*** Data ***
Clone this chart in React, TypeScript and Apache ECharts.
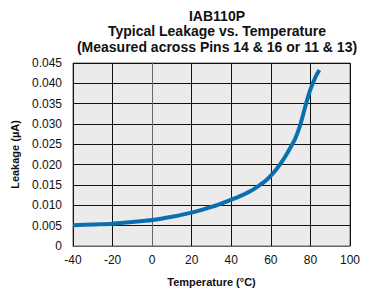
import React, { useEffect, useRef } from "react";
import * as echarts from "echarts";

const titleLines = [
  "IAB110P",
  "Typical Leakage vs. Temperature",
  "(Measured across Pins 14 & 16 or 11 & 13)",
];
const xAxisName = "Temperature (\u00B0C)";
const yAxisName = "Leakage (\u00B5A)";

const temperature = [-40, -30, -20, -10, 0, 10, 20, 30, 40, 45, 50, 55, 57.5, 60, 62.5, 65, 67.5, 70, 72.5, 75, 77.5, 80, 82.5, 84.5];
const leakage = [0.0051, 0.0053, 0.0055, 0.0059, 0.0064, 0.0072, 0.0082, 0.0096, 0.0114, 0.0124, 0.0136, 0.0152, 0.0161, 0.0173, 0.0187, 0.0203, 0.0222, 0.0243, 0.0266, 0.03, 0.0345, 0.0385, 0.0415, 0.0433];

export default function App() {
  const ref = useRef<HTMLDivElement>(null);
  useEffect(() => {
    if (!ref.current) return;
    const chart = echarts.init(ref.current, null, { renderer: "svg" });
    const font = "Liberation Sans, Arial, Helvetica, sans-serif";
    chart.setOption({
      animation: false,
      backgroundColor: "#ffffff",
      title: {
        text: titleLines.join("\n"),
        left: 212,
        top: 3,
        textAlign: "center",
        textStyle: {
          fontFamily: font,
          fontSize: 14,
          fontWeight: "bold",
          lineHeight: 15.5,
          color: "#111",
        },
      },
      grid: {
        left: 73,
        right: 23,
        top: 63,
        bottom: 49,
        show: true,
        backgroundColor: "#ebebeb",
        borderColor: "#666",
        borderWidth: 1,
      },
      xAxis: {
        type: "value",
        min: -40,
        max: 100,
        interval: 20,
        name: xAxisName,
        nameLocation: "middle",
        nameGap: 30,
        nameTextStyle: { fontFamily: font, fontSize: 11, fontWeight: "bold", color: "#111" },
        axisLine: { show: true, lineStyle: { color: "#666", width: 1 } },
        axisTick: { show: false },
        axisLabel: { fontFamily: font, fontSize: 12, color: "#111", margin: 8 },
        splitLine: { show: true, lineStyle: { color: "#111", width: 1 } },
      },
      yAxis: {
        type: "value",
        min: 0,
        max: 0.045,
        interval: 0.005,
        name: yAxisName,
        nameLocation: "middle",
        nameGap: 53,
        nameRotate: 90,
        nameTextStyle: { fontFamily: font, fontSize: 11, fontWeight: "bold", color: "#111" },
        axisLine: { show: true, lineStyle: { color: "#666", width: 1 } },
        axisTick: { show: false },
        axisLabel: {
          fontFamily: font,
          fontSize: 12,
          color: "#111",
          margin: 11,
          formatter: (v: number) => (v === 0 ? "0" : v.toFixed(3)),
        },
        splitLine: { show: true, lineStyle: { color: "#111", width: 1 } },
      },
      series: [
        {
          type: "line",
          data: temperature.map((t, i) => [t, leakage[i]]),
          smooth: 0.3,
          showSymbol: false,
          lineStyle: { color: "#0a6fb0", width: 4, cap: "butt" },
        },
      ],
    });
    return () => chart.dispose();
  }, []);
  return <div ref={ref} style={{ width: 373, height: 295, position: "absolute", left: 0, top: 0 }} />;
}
***
Problem description:
Find "React". Copy every line it occurs in.

Response:
Clone this chart in React, TypeScript and Apache ECharts.
import React, { useEffect, useRef } from "react";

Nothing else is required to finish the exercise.